Pacific fishers are cantankerous, nocturnal animals with lush fur, 
long, slender bodies and short legs. They are related to martens, 
wolverines and weasels. The females are half the size of the males, 
which weigh about 10 pounds. They mate in the spring, but otherwise 
have little to do with one another.

Prey on porcupines

Fishers prefer dense, old-growth forests where they can hunt in the 
trees and den in hollowed-out areas up high. They hunt squirrels, 
chipmunks and mice, and often scavenge carcasses. They also eat roots 
and plant material. They are one of the few animals that kill and eat 
porcupines, going for the throat and then turning the spiny beasts 
over to feed on the stomach.

Curiously, though, fishers don't eat fish. It is believed they were 
named by early settlers who thought they looked like European 
polecats, also known in French as fiche or fitchet. The Dutch 
equivalent, visse, means "nasty."

The feisty mammals once ranged throughout the Sierra, Klamath, 
Cascade and Coastal ranges. But hunting, logging, development and 
habitat loss drastically reduced their numbers. In the early 20th 
century, fisher pelts, called North American sable, fetched hundreds 
of dollars.

Tough to count

No one knows exactly how many of the furry, dark-brown creatures are 
left because they are notoriously difficult research subjects. They 
have wide ranges, leave few signs and assiduously avoid human 
contact. Recent estimates had them down to about 850 individuals.

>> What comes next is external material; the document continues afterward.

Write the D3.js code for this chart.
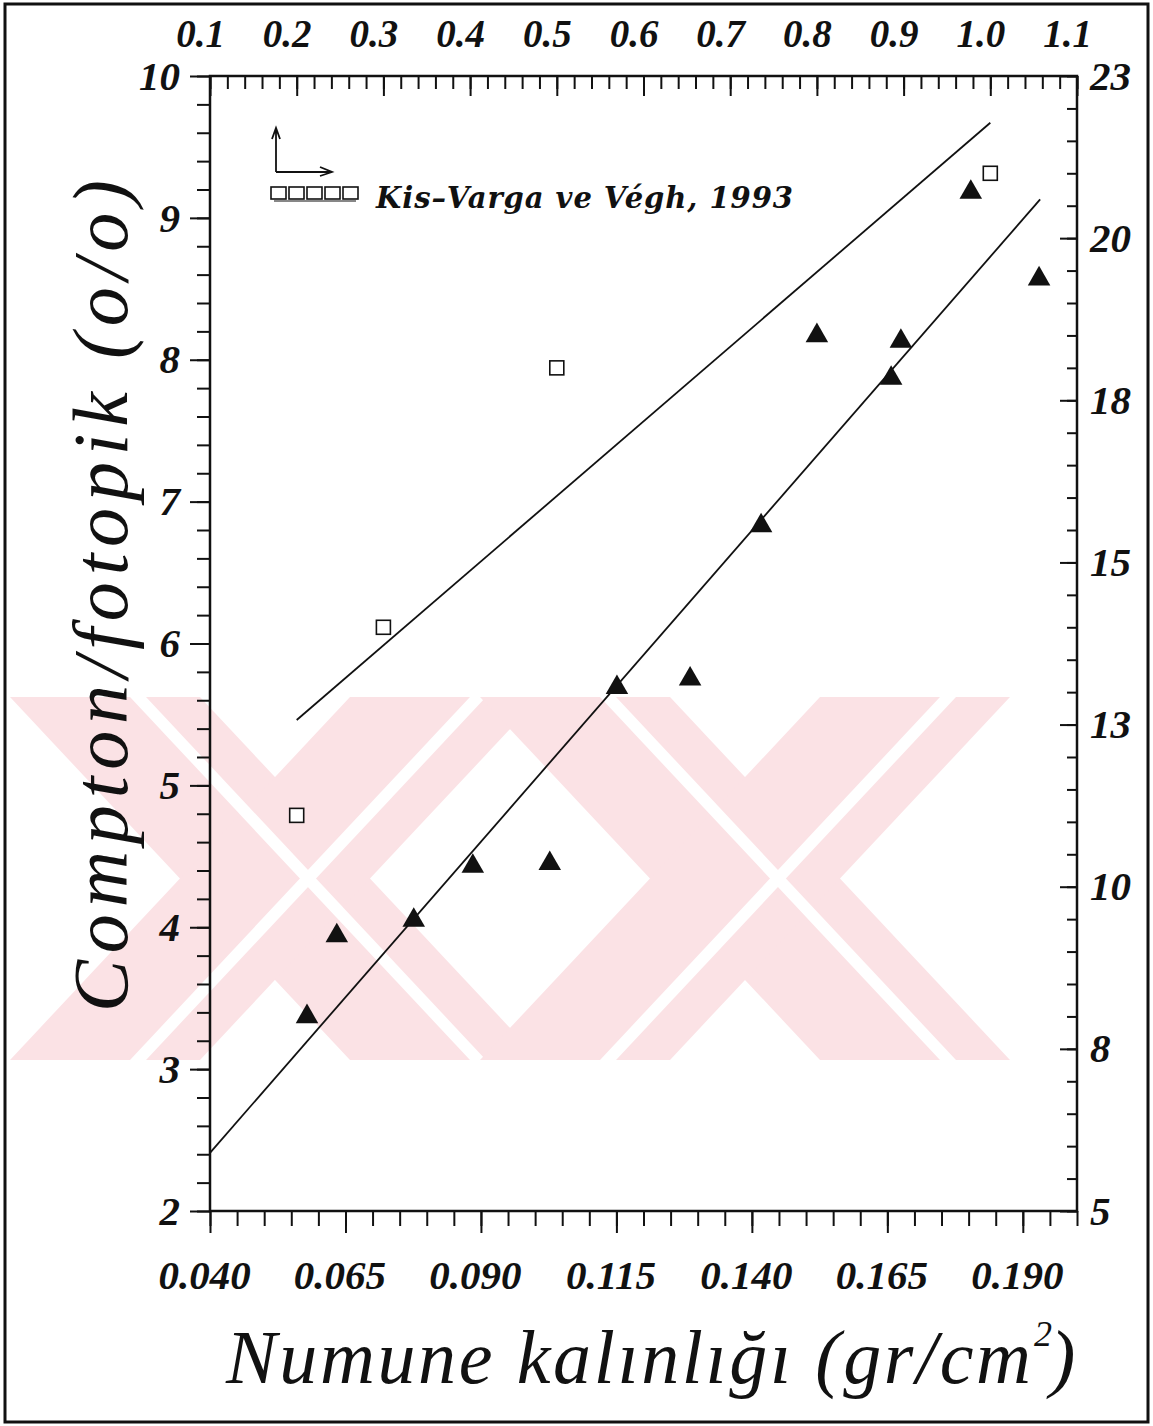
<!DOCTYPE html>
<html lang="tr">
<head>
<meta charset="utf-8">
<title>Compton/fotopik</title>
<script src="https://d3js.org/d3.v7.min.js"></script>
<style>
	body{margin:0;background:#fff;}
	.tick text{font-family:"Liberation Serif",serif;font-style:italic;font-weight:bold;fill:#111;}
	.tick line{stroke:#111;stroke-width:2;}
</style>
</head>
<body>
<div id="chart"></div>
<script>
	const svg_block = {width:1153,height:1426};
	let margin = {top:76,right:76,bottom:215,left:210};
	let width = svg_block.width - margin.left - margin.right;
	let height = svg_block.height - margin.top - margin.bottom;

	// filled triangles, bottom / left axes
	const triX = [0.0579,0.0634,0.0776,0.0885,0.1027,0.1151,0.1286,0.1417,0.1520,0.1657,0.1675,0.1804,0.1930];
	const triY = [3.37,3.94,4.05,4.43,4.45,5.69,5.75,6.83,8.17,7.87,8.13,9.18,8.57];
	// open squares, top / right axes (Kis-Varga ve Végh, 1993)
	const sqX = [0.2,0.3,0.5,1.0];
	const sqY = [11.1,14.0,18.0,21.0];
	// fitted lines (end points)
	const fitLowX = [0.040,0.1932], fitLowY = [2.41,9.13];
	const fitHighX = [0.2,1.0], fitHighY = [12.57,21.78];

	const bottomTicks = [0.040,0.065,0.090,0.115,0.140,0.165,0.190];
	const topTicks = [0.1,0.2,0.3,0.4,0.5,0.6,0.7,0.8,0.9,1.0,1.1];
	const leftTicks = [2,3,4,5,6,7,8,9,10];
	const rightTicks = [5,7.5,10,12.5,15,17.5,20,22.5];

	let svg = d3.select("#chart").append("svg")
		.attr("width",svg_block.width)
		.attr("height",svg_block.height);

	// watermark
	const wm = svg.append("g");
	function band(xTop,xBot,w,y0,y1){
		return [[xTop,y0],[xTop+w,y0],[xBot+w,y1],[xBot,y1]];
	}
	[10,480].forEach(function(ox){
		[[0,340],[340,0]].forEach(function(p){
			wm.append("polygon").attr("points",band(ox+p[0],ox+p[1],190,697,1060).join(" ")).attr("fill","#fbe2e5");
		});
		[[0,340],[340,0]].forEach(function(p){
			wm.append("polygon").attr("points",band(ox+p[0]+120,ox+p[1]+120,16,697,1060).join(" ")).attr("fill","#fff");
		});
	});

	// outer frame
	svg.append("rect").attr("x",5).attr("y",4).attr("width",1143).attr("height",1418)
		.attr("fill","none").attr("stroke","#111").attr("stroke-width",3);

	let g = svg.append("g").attr("transform",`translate(${margin.left},${margin.top})`);

	let x = d3.scaleLinear().domain([0.04,0.2]).range([0,width]);
	let x2 = d3.scaleLinear().domain([0.1,1.1]).range([0,width]);
	let y = d3.scaleLinear().domain([2,10]).range([height,0]);
	let y2 = d3.scaleLinear().domain([5,22.5]).range([height,0]);

	//bottom axis
	g.append("g").attr("transform",`translate(0,${height})`)
		.call(d3.axisBottom(x).tickValues(d3.range(0,33).map(i=>0.04+i*0.005)).tickSize(15).tickFormat(""));
	g.append("g").attr("transform",`translate(0,${height})`)
		.call(d3.axisBottom(x).tickValues(bottomTicks).tickSize(22).tickFormat(d3.format(".3f")))
		.selectAll("text").attr("x",-6).attr("y",49).attr("dy","0.71em").style("font-size","41px");

	//top axis
	g.append("g")
		.call(d3.axisTop(x2).tickValues(d3.range(0,51).map(i=>0.1+i*0.02)).tickSize(-13).tickFormat(""));
	g.append("g")
		.call(d3.axisTop(x2).tickValues(topTicks).tickSize(-20).tickPadding(29).tickFormat(d3.format(".1f")))
		.selectAll("text").attr("x",-10).style("font-size","39px");

	//left axis
	g.append("g")
		.call(d3.axisLeft(y).tickValues(d3.range(0,41).map(i=>2+i*0.2)).tickSize(13).tickFormat(""));
	g.append("g")
		.call(d3.axisLeft(y).tickValues(leftTicks).tickSize(20).tickPadding(10))
		.selectAll("text").style("font-size","41px");

	//right axis
	g.append("g").attr("transform",`translate(${width},0)`)
		.call(d3.axisRight(y2).tickValues(d3.range(0,36).map(i=>5+i*0.5)).tickSize(-10).tickFormat(""));
	g.append("g").attr("transform",`translate(${width},0)`)
		.call(d3.axisRight(y2).tickValues(rightTicks).tickSize(-17).tickPadding(13).tickFormat(d3.format(".0f")))
		.selectAll("text").style("font-size","41px");

	g.selectAll(".domain").remove();
	g.append("rect").attr("width",width).attr("height",height)
		.attr("fill","none").attr("stroke","#111").attr("stroke-width",2.5);

	//fit lines
	let line = d3.line();
	g.append("path")
		.attr("d",line(fitLowX.map((d,i)=>[x(d),y(fitLowY[i])])))
		.attr("fill","none").attr("stroke","#111").attr("stroke-width",1.8);
	g.append("path")
		.attr("d",line(fitHighX.map((d,i)=>[x2(d),y2(fitHighY[i])])))
		.attr("fill","none").attr("stroke","#111").attr("stroke-width",1.8);

	//triangles
	g.selectAll(".tri").data(triX).enter().append("path")
		.attr("class","tri")
		.attr("transform",(d,i)=>`translate(${x(d)},${y(triY[i])})`)
		.attr("d",d3.symbol().type(d3.symbolTriangle).size(220))
		.attr("fill","#111");

	//squares
	g.selectAll(".sq").data(sqX).enter().append("rect")
		.attr("class","sq")
		.attr("x",d=>x2(d)-7)
		.attr("y",(d,i)=>y2(sqY[i])-7)
		.attr("width",14).attr("height",14)
		.attr("fill","#fff").attr("stroke","#111").attr("stroke-width",1.6);

	//legend
	let lg = svg.append("g").attr("transform","translate(276,172)");
	lg.append("path").attr("d","M0,0 V-42 M-4,-33 L0,-44 L4,-33 M0,0 H54 M44,-5 L56,0 L44,4")
		.attr("fill","none").attr("stroke","#111").attr("stroke-width",1.8);
	lg.selectAll(".lsq").data(d3.range(5)).enter().append("rect")
		.attr("x",d=>-5+d*18).attr("y",15).attr("width",15).attr("height",12)
		.attr("fill","#fff").attr("stroke","#111").attr("stroke-width",1.6);
	lg.append("line").attr("x1",-2).attr("x2",80).attr("y1",29).attr("y2",29)
		.attr("stroke","#111").attr("stroke-width",1.2);
	lg.append("text").attr("x",100).attr("y",36)
		.style("font-family","'DejaVu Serif',serif").style("font-style","italic").style("font-weight","bold")
		.style("font-size","29px").attr("fill","#111")
		.attr("textLength",417).attr("lengthAdjust","spacing")
		.text("Kis–Varga ve Végh, 1993");

	//axis titles
	svg.append("text")
		.attr("transform","translate(127,1012) rotate(-90)")
		.style("font-family","'Liberation Serif',serif").style("font-style","italic")
		.style("font-size","78px").attr("fill","#111")
		.attr("textLength",832).attr("lengthAdjust","spacing")
		.text("Compton/fotopik (o/o)");

	svg.append("text")
		.attr("x",226).attr("y",1383)
		.style("font-family","'Liberation Serif',serif").style("font-style","italic")
		.style("font-size","76px").attr("fill","#111")
		.attr("textLength",805).attr("lengthAdjust","spacing")
		.text("Numune kalınlığı (gr/cm");
	svg.append("text").attr("x",1034).attr("y",1346)
		.style("font-family","'Liberation Serif',serif").style("font-style","italic")
		.style("font-size","36px").attr("fill","#111").text("2");
	svg.append("text").attr("x",1050).attr("y",1383)
		.style("font-family","'Liberation Serif',serif").style("font-style","italic")
		.style("font-size","76px").attr("fill","#111").text(")");
</script>
</body>
</html>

What is known is that by 1946, when fur trapping of fishers was 
banned in California, they were living in less than half of their 
former range. Only two populations now exist in California: on the 
border between the Klamath and Coastal mountain ranges, and in the 
southern Sierra near Yosemite.

Conservation scientists have been working with state and federal 
wildlife officials and the timber giant Sierra Pacific Industries in 
an effort to reintroduce the animals to places where they once roamed 
in California. Results have been mixed, and conservationists believe 
the lack of significant progress may be because of poisoning from pot farming.

The proposed listing was published Oct. 7, beginning a 90-day public 
comment period. A final decision is not expected for another year.

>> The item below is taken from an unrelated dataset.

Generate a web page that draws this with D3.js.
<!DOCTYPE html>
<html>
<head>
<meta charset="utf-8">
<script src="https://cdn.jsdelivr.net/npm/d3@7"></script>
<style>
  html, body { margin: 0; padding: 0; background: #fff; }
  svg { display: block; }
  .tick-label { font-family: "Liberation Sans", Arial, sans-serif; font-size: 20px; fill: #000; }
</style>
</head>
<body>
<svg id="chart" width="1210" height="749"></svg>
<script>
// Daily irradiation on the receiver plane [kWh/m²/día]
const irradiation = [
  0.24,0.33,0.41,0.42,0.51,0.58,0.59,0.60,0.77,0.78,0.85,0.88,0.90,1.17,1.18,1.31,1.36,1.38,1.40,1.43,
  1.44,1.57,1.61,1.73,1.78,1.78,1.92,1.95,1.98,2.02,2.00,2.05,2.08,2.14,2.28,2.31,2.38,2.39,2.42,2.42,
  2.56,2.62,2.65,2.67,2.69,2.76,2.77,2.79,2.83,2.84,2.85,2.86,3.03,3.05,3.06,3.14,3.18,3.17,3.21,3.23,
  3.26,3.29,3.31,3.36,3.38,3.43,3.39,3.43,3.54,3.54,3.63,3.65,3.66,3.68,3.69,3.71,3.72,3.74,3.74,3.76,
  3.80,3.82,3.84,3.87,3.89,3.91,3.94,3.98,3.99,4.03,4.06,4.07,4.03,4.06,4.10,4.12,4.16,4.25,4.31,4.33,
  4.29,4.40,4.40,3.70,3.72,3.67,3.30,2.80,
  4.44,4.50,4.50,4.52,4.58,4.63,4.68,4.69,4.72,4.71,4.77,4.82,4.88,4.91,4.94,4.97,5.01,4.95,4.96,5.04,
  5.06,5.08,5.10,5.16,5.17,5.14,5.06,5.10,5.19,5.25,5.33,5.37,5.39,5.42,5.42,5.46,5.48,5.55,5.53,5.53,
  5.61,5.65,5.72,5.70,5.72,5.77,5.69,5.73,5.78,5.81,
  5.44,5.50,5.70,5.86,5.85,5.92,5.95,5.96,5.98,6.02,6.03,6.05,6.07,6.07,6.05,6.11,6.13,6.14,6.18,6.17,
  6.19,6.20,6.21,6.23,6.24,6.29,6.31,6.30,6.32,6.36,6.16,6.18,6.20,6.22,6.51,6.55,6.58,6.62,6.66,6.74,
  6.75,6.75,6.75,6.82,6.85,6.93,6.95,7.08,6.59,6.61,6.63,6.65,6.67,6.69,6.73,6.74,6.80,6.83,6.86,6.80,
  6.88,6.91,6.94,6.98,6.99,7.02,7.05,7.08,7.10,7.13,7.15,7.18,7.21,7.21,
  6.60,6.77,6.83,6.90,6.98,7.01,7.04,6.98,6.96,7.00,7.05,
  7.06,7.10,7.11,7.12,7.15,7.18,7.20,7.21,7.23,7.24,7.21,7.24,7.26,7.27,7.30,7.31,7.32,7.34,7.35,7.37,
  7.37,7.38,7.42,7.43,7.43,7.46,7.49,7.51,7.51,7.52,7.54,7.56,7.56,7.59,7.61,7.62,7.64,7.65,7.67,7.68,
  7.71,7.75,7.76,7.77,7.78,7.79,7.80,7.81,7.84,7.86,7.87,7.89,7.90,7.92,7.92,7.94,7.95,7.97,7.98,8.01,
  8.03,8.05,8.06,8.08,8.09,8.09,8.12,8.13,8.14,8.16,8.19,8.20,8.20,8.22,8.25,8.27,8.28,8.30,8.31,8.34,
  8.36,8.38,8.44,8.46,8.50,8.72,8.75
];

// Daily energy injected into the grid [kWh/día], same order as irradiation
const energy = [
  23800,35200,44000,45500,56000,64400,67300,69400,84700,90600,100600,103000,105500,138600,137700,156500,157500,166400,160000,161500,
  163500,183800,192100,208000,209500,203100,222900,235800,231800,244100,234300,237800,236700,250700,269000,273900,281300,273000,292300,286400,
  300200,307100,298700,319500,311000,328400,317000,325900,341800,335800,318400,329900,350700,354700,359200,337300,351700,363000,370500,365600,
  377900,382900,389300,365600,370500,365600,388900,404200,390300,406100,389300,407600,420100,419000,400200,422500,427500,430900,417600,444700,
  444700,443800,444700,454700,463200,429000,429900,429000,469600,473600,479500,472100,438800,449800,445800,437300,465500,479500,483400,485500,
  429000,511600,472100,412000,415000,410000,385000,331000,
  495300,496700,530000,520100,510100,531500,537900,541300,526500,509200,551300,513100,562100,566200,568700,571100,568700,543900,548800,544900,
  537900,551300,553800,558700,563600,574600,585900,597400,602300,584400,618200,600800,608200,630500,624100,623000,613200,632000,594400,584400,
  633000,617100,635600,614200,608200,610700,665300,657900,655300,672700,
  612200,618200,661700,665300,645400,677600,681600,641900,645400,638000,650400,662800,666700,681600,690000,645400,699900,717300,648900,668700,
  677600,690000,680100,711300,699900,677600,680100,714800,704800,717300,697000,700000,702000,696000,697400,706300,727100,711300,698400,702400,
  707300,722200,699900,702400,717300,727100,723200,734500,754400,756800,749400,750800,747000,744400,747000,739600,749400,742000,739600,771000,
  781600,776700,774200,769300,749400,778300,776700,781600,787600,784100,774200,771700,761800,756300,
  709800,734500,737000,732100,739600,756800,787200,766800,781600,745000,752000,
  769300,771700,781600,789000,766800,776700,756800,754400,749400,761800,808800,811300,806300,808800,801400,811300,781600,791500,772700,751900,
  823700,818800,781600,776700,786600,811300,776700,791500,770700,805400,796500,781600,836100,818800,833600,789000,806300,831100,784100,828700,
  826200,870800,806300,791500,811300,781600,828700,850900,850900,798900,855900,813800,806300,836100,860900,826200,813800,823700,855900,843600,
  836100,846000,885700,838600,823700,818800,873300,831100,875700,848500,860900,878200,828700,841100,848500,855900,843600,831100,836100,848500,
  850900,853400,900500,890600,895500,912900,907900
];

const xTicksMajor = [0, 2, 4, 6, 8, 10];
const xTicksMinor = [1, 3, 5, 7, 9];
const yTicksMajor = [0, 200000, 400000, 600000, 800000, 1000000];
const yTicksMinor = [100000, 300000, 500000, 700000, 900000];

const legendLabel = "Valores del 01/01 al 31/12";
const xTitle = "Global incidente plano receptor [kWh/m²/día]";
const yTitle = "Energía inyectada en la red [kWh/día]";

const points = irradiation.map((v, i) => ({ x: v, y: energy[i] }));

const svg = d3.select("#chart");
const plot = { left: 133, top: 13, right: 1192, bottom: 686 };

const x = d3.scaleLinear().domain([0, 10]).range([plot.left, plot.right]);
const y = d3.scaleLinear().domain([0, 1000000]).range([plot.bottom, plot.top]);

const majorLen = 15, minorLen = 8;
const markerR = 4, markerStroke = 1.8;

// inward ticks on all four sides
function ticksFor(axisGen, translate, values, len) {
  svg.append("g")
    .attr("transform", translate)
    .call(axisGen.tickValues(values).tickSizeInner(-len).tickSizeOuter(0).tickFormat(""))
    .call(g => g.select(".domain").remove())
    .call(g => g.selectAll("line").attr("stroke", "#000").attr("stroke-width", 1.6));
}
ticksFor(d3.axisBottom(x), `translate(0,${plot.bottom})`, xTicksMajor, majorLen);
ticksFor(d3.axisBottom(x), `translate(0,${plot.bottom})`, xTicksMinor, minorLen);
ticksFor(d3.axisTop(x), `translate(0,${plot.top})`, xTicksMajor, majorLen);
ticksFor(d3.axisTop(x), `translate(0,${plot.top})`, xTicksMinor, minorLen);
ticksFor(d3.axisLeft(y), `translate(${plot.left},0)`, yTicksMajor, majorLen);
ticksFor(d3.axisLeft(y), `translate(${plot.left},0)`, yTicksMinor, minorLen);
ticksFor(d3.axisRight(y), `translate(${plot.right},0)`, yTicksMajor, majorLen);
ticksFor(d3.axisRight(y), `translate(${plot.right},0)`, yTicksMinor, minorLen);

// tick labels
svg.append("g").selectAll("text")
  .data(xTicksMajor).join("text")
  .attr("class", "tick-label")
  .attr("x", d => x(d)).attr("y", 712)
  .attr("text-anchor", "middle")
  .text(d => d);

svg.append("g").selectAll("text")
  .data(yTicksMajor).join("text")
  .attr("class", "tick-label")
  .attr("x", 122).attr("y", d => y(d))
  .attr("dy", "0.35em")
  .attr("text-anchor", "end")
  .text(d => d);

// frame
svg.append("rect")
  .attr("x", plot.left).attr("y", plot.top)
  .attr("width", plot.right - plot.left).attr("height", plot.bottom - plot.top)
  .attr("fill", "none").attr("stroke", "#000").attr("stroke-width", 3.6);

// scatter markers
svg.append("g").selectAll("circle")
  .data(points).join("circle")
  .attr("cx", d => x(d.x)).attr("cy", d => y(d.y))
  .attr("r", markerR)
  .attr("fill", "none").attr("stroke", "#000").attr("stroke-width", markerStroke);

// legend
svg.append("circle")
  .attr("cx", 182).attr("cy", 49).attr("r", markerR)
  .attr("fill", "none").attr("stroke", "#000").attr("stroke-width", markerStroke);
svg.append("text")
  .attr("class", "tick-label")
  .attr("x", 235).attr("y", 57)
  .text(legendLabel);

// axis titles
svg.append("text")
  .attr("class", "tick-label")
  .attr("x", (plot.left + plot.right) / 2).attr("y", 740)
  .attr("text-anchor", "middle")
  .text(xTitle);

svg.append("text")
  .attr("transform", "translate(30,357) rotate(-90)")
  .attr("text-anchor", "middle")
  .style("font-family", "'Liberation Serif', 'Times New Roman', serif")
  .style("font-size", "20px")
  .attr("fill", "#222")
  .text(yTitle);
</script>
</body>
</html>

"This is a complex and challenging issue because threats to the 
fisher vary across its range," said Robyn Thorson, the Pacific region 
director for the Fish and Wildlife Service. "We are actively seeking 
input from the public and stakeholders to help determine the 
magnitude, severity and scope of those threats in each part of its 
range in California, Oregon and Washington to ensure we base our 
final decision on the best information available."